Do You Still Buy CDs?
Amazon announced AutoRip on Thursday, a free service that gives consumers a cloud-based backup for every CD they’ve bought from the company since 1998.
For Amazon, it’s another move towards ensuring that consumers consider the company their primary stream of content, whatever the format. However, the introduction of the service raises another question: Why are people still buying CDs in 2013? After all, most music is available online in a format that’s usually cheaper than CDs and doesn’t take up shelf space.
Though there’s some debate on the issue, David Bakula, SVP of client development for Nielsen, believes that the sound quality of downloaded music isn’t on par with music on a CD.
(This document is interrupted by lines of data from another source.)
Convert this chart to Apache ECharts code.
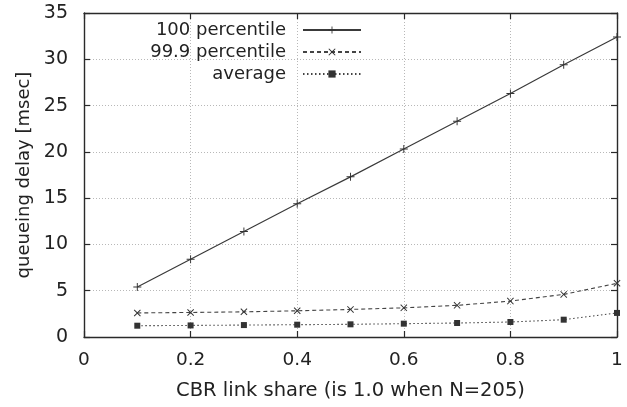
<!DOCTYPE html>
<html>
<head>
<meta charset="utf-8">
<script src="https://cdn.jsdelivr.net/npm/echarts@6/dist/echarts.min.js"></script>
<style>
  html, body { margin: 0; padding: 0; background: #fff; }
  #chart { width: 627px; height: 407px; }
</style>
</head>
<body>
<div id="chart"></div>
<script>
// CBR link share on the x axis, queueing delay in msec on the y axis
const linkShare = [0.1, 0.2, 0.3, 0.4, 0.5, 0.6, 0.7, 0.8, 0.9, 1.0];
const pct100 = [5.4, 8.4, 11.4, 14.4, 17.3, 20.3, 23.3, 26.3, 29.4, 32.4];
const pct999 = [2.6, 2.65, 2.72, 2.83, 2.98, 3.15, 3.42, 3.88, 4.6, 5.8];
const average = [1.22, 1.25, 1.29, 1.33, 1.37, 1.44, 1.51, 1.62, 1.87, 2.6];

const seriesNames = ['100 percentile', '99.9 percentile', 'average'];
const xTicks = [0, 0.2, 0.4, 0.6, 0.8, 1];
const yTicks = [0, 5, 10, 15, 20, 25, 30, 35];

const FONT = '"DejaVu Sans", Verdana, sans-serif';
const INK = '#222';
const FRAME = '#2a2a2a';

const plusPath = 'path://M4.4,0H5.6V4.4H10V5.6H5.6V10H4.4V5.6H0V4.4H4.4Z';
const crossPath = 'path://M1,0L5,4L9,0L10,1L6,5L10,9L9,10L5,6L1,10L0,9L4,5L0,1Z';
const boxPath = 'path://M0,0H10V10H0Z';

function pairs(ys) {
  return linkShare.map((x, i) => [x, ys[i]]);
}

function fmt(v) {
  return String(Math.round(v * 10) / 10);
}

const chart = echarts.init(document.getElementById('chart'), null, { renderer: 'canvas' });

const tickStyle = { show: true, inside: true, length: 6, lineStyle: { color: FRAME, width: 1.2 } };
const lineFrame = { show: true, onZero: false, lineStyle: { color: FRAME, width: 1.4 } };
const gridDots = { show: true, lineStyle: { color: '#b8b8b8', type: [1, 2], width: 1 } };

chart.setOption({
  animation: false,
  backgroundColor: '#fff',
  textStyle: { fontFamily: FONT, color: INK },
  grid: { left: 84, right: 10, top: 13, bottom: 70, containLabel: false },
  legend: {
    orient: 'vertical',
    align: 'right',
    right: 260,
    top: 16,
    itemWidth: 58,
    itemHeight: 9,
    itemGap: 4,
    data: seriesNames,
    textStyle: { fontSize: 18, color: INK, fontFamily: FONT, padding: [0, 12, 0, 0] }
  },
  xAxis: [
    {
      type: 'value',
      min: 0, max: 1, interval: 0.2,
      position: 'bottom',
      name: 'CBR link share (is 1.0 when N=205)',
      nameLocation: 'middle',
      nameGap: 44,
      nameTextStyle: { fontSize: 19.5, color: INK, fontFamily: FONT },
      axisLine: lineFrame,
      axisTick: tickStyle,
      axisLabel: {
        fontSize: 18.5, color: INK, fontFamily: FONT, margin: 14,
        formatter: v => xTicks.includes(Math.round(v * 10) / 10) ? fmt(v) : ''
      },
      splitLine: gridDots
    },
    {
      type: 'value',
      min: 0, max: 1, interval: 0.2,
      position: 'top',
      axisLine: lineFrame,
      axisTick: tickStyle,
      axisLabel: { show: false },
      splitLine: { show: false }
    }
  ],
  yAxis: [
    {
      type: 'value',
      min: 0, max: 35, interval: 5,
      position: 'left',
      name: 'queueing delay [msec]',
      nameLocation: 'middle',
      nameGap: 49,
      nameTextStyle: { fontSize: 18, color: INK, fontFamily: FONT },
      axisLine: lineFrame,
      axisTick: tickStyle,
      axisLabel: {
        fontSize: 19, color: INK, fontFamily: FONT, margin: 16,
        formatter: v => yTicks.includes(v) ? String(v) : ''
      },
      splitLine: gridDots
    },
    {
      type: 'value',
      min: 0, max: 35, interval: 5,
      position: 'right',
      axisLine: lineFrame,
      axisTick: tickStyle,
      axisLabel: { show: false },
      splitLine: { show: false }
    }
  ],
  series: [
    {
      name: seriesNames[0],
      type: 'line',
      data: pairs(pct100),
      symbol: plusPath,
      symbolSize: 8,
      showAllSymbol: true,
      itemStyle: { color: '#333' },
      lineStyle: { color: '#3a3a3a', width: 1.2, type: 'solid' },
      z: 3
    },
    {
      name: seriesNames[1],
      type: 'line',
      data: pairs(pct999),
      symbol: crossPath,
      symbolSize: 7,
      showAllSymbol: true,
      itemStyle: { color: '#333' },
      lineStyle: { color: '#444', width: 1.1, type: [4, 3] },
      z: 3
    },
    {
      name: seriesNames[2],
      type: 'line',
      data: pairs(average),
      symbol: boxPath,
      symbolSize: 6,
      showAllSymbol: true,
      itemStyle: { color: '#333' },
      lineStyle: { color: '#444', width: 1.1, type: [1.5, 2.5] },
      z: 3
    }
  ]
});
</script>
</body>
</html>
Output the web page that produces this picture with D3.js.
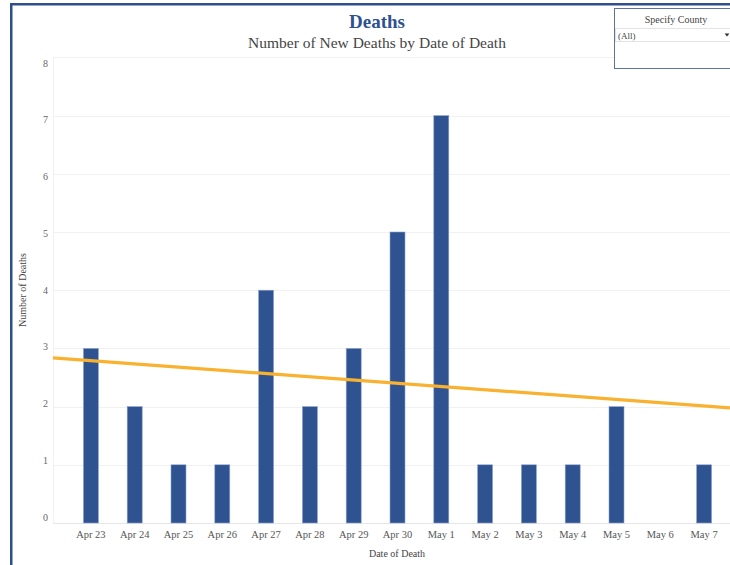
<!DOCTYPE html>
<html>
<head>
<meta charset="utf-8">
<script src="https://cdn.jsdelivr.net/npm/d3@7/dist/d3.min.js"></script>
<style>
  html, body { margin: 0; padding: 0; background: #fff; }
  svg { display: block; font-family: "Liberation Serif", "Times New Roman", serif; }
</style>
</head>
<body>
<svg id="chart" width="730" height="565"></svg>
<script>
// Daily new deaths by date of death
const dates = ["Apr 23", "Apr 24", "Apr 25", "Apr 26", "Apr 27", "Apr 28", "Apr 29", "Apr 30",
               "May 1", "May 2", "May 3", "May 4", "May 5", "May 6", "May 7"];
const deaths = [3, 2, 1, 1, 4, 2, 3, 5, 7, 1, 1, 1, 2, 0, 1];
const yTicks = [0, 1, 2, 3, 4, 5, 6, 7, 8];
// Linear trend: value on the first day and change per day
const trendStart = [2.79];
const trendSlope = [-0.0556];

const svg = d3.select("#chart");
const W = 730, H = 565;
const plot = { left: 53, right: 730, top: 58, bottom: 523 };

// Dashboard frame
svg.append("rect").attr("x", 10).attr("y", 3).attr("width", 2.5).attr("height", H).attr("fill", "#2f4f8c");
svg.append("rect").attr("x", 10).attr("y", 3).attr("width", W).attr("height", 2.5).attr("fill", "#2f4f8c");

// Scales
const x = d3.scaleBand().domain(dates).range([69, 726]).paddingInner(0.66).paddingOuter(0.33);
const y = d3.scaleLinear().domain([0, 8]).range([plot.bottom, plot.bottom - 8 * 58.2]);
// Tick labels sit on a slightly compressed scale relative to the gridlines
const yLabel = d3.scaleLinear().domain([0, 8]).range([517, 63]);

// Gridlines
svg.append("g").selectAll("line").data(yTicks).join("line")
  .attr("x1", plot.left).attr("x2", plot.right)
  .attr("y1", d => Math.round(y(d)) + 0.5).attr("y2", d => Math.round(y(d)) + 0.5)
  .attr("stroke", d => d === 0 ? "#e6e6e6" : "#f1f1f1").attr("stroke-width", 1);
svg.append("line").attr("x1", plot.left + 0.5).attr("x2", plot.left + 0.5)
  .attr("y1", y(8)).attr("y2", plot.bottom).attr("stroke", "#f1f1f1");

// Y axis labels
const yAxis = d3.axisLeft(yLabel).tickValues(yTicks).tickSize(0).tickPadding(0).tickFormat(d3.format("d"));
const gy = svg.append("g").attr("transform", `translate(48,0)`).call(yAxis);
gy.select(".domain").remove();
gy.selectAll("text").attr("font-family", "Liberation Serif, serif").attr("font-size", 10).attr("fill", "#666");

// X axis labels
const xAxis = d3.axisBottom(x).tickSize(0).tickPadding(0);
const gx = svg.append("g").attr("transform", `translate(0,${plot.bottom + 8})`).call(xAxis);
gx.select(".domain").remove();
gx.selectAll("text").attr("font-family", "Liberation Serif, serif").attr("font-size", 10.5).attr("fill", "#555");

// Bars
const barW = 15;
svg.append("g").selectAll("rect").data(deaths.map((v, i) => ({ date: dates[i], v })))
  .join("rect")
  .attr("x", d => x(d.date) + x.bandwidth() / 2 - barW / 2)
  .attr("width", barW)
  .attr("y", d => y(d.v))
  .attr("height", d => y(0) - y(d.v))
  .attr("fill", "#2f5290")
  .attr("stroke", "#8ea6d0")
  .attr("stroke-width", 0.6);

// Trend line across the plot width
const step = x.step();
const c0 = x(dates[0]) + x.bandwidth() / 2;
const trendAt = px => trendStart[0] + trendSlope[0] * (px - c0) / step;
svg.append("line")
  .attr("x1", plot.left).attr("y1", y(trendAt(plot.left)))
  .attr("x2", plot.right).attr("y2", y(trendAt(plot.right)))
  .attr("stroke", "#f9b130").attr("stroke-width", 3.2);

// Titles
svg.append("text").attr("x", 377).attr("y", 28).attr("text-anchor", "middle")
  .attr("font-size", 19).attr("font-weight", "bold").attr("fill", "#2e5192").text("Deaths");
svg.append("text").attr("x", 377).attr("y", 48).attr("text-anchor", "middle")
  .attr("font-size", 15.5).attr("fill", "#444").text("Number of New Deaths by Date of Death");

// Axis titles
svg.append("text").attr("x", 397).attr("y", 557).attr("text-anchor", "middle")
  .attr("font-size", 10).attr("fill", "#444").text("Date of Death");
svg.append("text").attr("transform", "translate(26,290) rotate(-90)").attr("text-anchor", "middle")
  .attr("font-size", 10).attr("fill", "#444").text("Number of Deaths");

// County filter
const f = svg.append("g");
f.append("rect").attr("x", 614.5).attr("y", 8.5).attr("width", 130).attr("height", 60)
  .attr("fill", "#fff").attr("stroke", "#5a74a8").attr("stroke-width", 1);
f.append("text").attr("x", 676).attr("y", 23).attr("text-anchor", "middle")
  .attr("font-size", 10).attr("fill", "#444").text("Specify County");
f.append("rect").attr("x", 615.5).attr("y", 28.5).attr("width", 120).attr("height", 13)
  .attr("fill", "#fff").attr("stroke", "#e4e4e4");
f.append("text").attr("x", 618).attr("y", 38.5).attr("font-size", 9).attr("fill", "#444").text("(All)");
f.append("path").attr("d", "M724.5,33.5 L729.5,33.5 L727,36.5 Z").attr("fill", "#333");
</script>
</body>
</html>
“The majority of music buyers purchase CDs and don’t buy digital so there’s a large non-digital population,” says Russ Crupnick, SVP of industry analysis for The NPD Group. “They simply never had the need or motivation to buy digital downloads.”
A couple of analysts mentioned country music as a genre in which the majority of purchases are still via CD. “Country fans are still going to big chains [to buy music],” says Glenn Peoples, senior editorial analyst at Billboard.
People still listen to a lot of their music in their cars,which are still adapting to the digital changes. “As long as cars have CD players, there’s a market for them,” says Crupnick.
When people really like the artist, they want a physical package with the artwork. CDs offer that offer a kind of connection with the artist.” Crupnick agrees: “Uber fans like to have the physical version in addition to/instead of digital for artists where they have a strong affinity.”